Australia State of the Environment Report 2001 (Theme Report)
Prepared by: Ann Hamblin, Bureau of Rural Sciences, Authors
Published by CSIRO on behalf of the Department of the Environment and Heritage, 2001
ISBN 0 643 06748 5
Secondary salinity and acidity (continued)
Trends in use of water by vegetation [L Indicator 3.4]
Australia has operated a continental monitoring service for vegetation flushes and declines related to seasonal rainfall, based on the NOAA-NDVHRR satellites, since 1991. The data are received daily and aggregated to fortnightly images that are posted on the website of the monitoring agency, Environment Resource Information Network (ERIN).
The 'greening' flushes are described as the normalised difference in vegetation index (NDVI), referring to differences between the highest 'greening' and the lowest 'background' values that occur in the dry season.
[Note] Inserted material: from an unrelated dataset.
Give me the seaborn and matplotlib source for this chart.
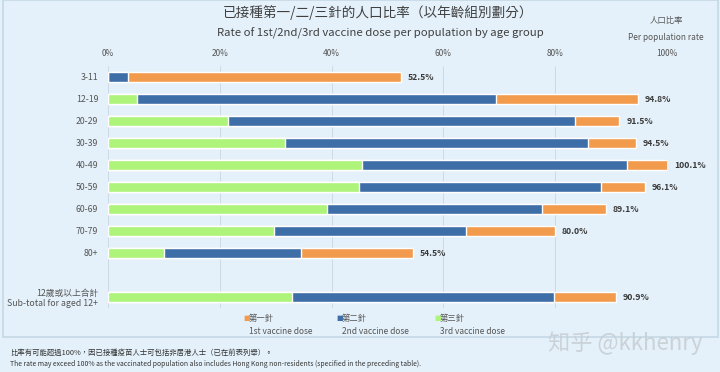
import matplotlib
matplotlib.use("Agg")
import matplotlib.pyplot as plt
from matplotlib.patches import Rectangle
import seaborn as sns
import pandas as pd

groups = ["3-11", "12-19", "20-29", "30-39", "40-49", "50-59", "60-69", "70-79", "80+",
          "12歲或以上合計\nSub-total for aged 12+"]
dose1 = [52.5, 94.8, 91.5, 94.5, 100.1, 96.1, 89.1, 80.0, 54.5, 90.9]
dose2 = [3.5, 69.4, 83.5, 85.9, 92.9, 88.2, 77.6, 64.0, 34.5, 79.8]
dose3 = [0.0, 5.1, 21.4, 31.7, 45.4, 44.9, 39.1, 29.7, 10.0, 33.0]
ticks = [0, 20, 40, 60, 80, 100]

bg = "#e4f1fa"
c1, c2, c3 = "#f29b4c", "#3d6ea8", "#aef37a"

sns.set_theme(style="white")
plt.rcParams["font.family"] = ["Noto Sans CJK TC", "DejaVu Sans"]

df = pd.DataFrame({"group": groups, "d1": dose1, "d2": dose2, "d3": dose3})
order = groups[:9] + [" "] + groups[9:]

fig = plt.figure(figsize=(7.2, 3.72), dpi=100, facecolor=bg)
fig.patches.append(Rectangle((3 / 720, 1 - 337 / 372), 715 / 720, 337 / 372, transform=fig.transFigure,
                             facecolor=bg, edgecolor="#c6d8e6", lw=1.2, zorder=-5))
ax = fig.add_axes([108 / 720, 1 - 308 / 372, 559 / 720, 242 / 372])
ax.set_facecolor("none")

# stacked look: total (1st dose) underneath, then 2nd, then 3rd on top
sns.barplot(data=df, x="d1", y="group", order=order, color=c1, width=0.42, orient="h", ax=ax,
            saturation=1, zorder=3)
sns.barplot(data=df, x="d2", y="group", order=order, color=c2, width=0.42, orient="h", ax=ax,
            saturation=1, zorder=3)
sns.barplot(data=df, x="d3", y="group", order=order, color=c3, width=0.42, orient="h", ax=ax,
            saturation=1, zorder=3)

for i, g in enumerate(groups):
    pos = order.index(g)
    ax.text(dose1[i] + 1.2, pos, f"{dose1[i]:.1f}%", va="center", ha="left", fontsize=6.2,
            fontweight="bold", color="#3a3a3a")

ax.set_xlim(0, 100)
ax.set_xticks(ticks)
ax.set_xticklabels([f"{t}%" for t in ticks], fontsize=6, color="#555555")
ax.xaxis.tick_top()
ax.tick_params(axis="x", length=0, pad=6)
ax.tick_params(axis="y", length=0, pad=7, labelsize=6.3, labelcolor="#555555")
ax.set_xlabel("")
ax.set_ylabel("")
ax.grid(axis="x", color="#cdd9e3", lw=0.7, zorder=0)
for s in ax.spines.values():
    s.set_visible(False)

fig.text(378 / 720, 1 - 13 / 372, "已接種第一/二/三針的人口比率（以年齡組別劃分）", ha="center", va="center",
         fontsize=9.8, color="#404040")
fig.text(380 / 720, 1 - 33 / 372, "Rate of 1st/2nd/3rd vaccine dose per population by age group",
         ha="center", va="center", fontsize=8.2, color="#404040")
fig.text(666 / 720, 1 - 21 / 372, "人口比率", ha="center", va="center", fontsize=6, color="#555555")
fig.text(666 / 720, 1 - 38 / 372, "Per population rate", ha="center", va="center", fontsize=6,
         color="#555555")

legend = [(243, "第一針", "1st vaccine dose", c1), (336, "第二針", "2nd vaccine dose", c2),
          (434, "第三針", "3rd vaccine dose", c3)]
for x, zh, en, c in legend:
    fig.text(x / 720, 1 - 318 / 372, "■", ha="left", va="center", fontsize=5, color=c,
             family="DejaVu Sans")
    fig.text((x + 6) / 720, 1 - 318 / 372, zh, ha="left", va="center", fontsize=6, color="#555555")
    fig.text((x + 6) / 720, 1 - 331 / 372, en, ha="left", va="center", fontsize=6, color="#555555")

fig.text(10 / 720, 1 - 353 / 372, "比率有可能超過100%，因已接種疫苗人士可包括非居港人士（已在前表列舉）。", ha="left",
         va="center", fontsize=5.3, color="#333333")
fig.text(10 / 720, 1 - 364 / 372,
         "The rate may exceed 100% as the vaccinated population also includes Hong Kong non-residents "
         "(specified in the preceding table).", ha="left", va="center", fontsize=4.9, color="#333333")
fig.text(703 / 720, 1 - 343 / 372, "知乎 @kkhenry", ha="right", va="center", fontsize=16, color="#c8ced4",
         alpha=0.9)

fig.savefig("out.png", dpi=100, facecolor=bg)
Full details are supplied on the ERIN website. As there are now ten years of data for the whole continent in the ERIN archives, possible trends in vegetation condition and extent are just beginning to emerge.
Figure 55 indicates the changes in the amount of rain that have been utilised by green vegetation over the period 1991-1999, using a surrogate measure. The maps show whether any individual 25 km 2 area has experienced positive, negative or no change in the slope of a 'rainfall transfer quotient' over the nine-year period. This quotient compares the difference between each seasonal flush and basal vegetation greenness and the amount of rain falling in the growing season to the long-term trend. The map shows categories of high, medium, low, and no change in the trend, expressed as a statistical probability. Areas with a 95 or 90% probability have undergone a change in the way vegetation is utilising rainfall. When conditions are good (more rainfall, more seasonal growth) there is an increase in the quotient. Parts of northern Australia recovering from droughts in the early 1990s show this trend, while parts of south-eastern and western Australia also show more seasonal growth compared with the basal vegetation that could be ascribed to agricultural productivity.
Figure 55: Water utilisation by vegetation, derived from NDVI and rainfall data 1991-1999.
Source: ERIN (2001)
These findings are unexpected, but should be treated with caution as the method is still being developed and assessed. It should also be noted that over half the continent has not experienced any measurable change in plant water utilisation, despite fluctuating seasonal growing conditions that have occurred from year to year.
Interpretation of these results at this stage is tentative, but may indicate that an increase in permanent perennial vegetation has been taking place in parts of northern Australia. In southern Australia, there is an apparent reduction in water use in areas of lesser proportions of perennial vegetation. While it is tempting to ascribe this to a real change in water use in agricultural lands, there is no confirmation from the more detailed research sites that have been monitored over the decade.
The results are best considered as demonstrating the potential capacity of this technology to provide synoptic continental-scale information rapidly on a range of vegetation and climate related issues. As yet the application of the technology is in its infancy but with succeeding years the increasing size of the data set increases its potential value.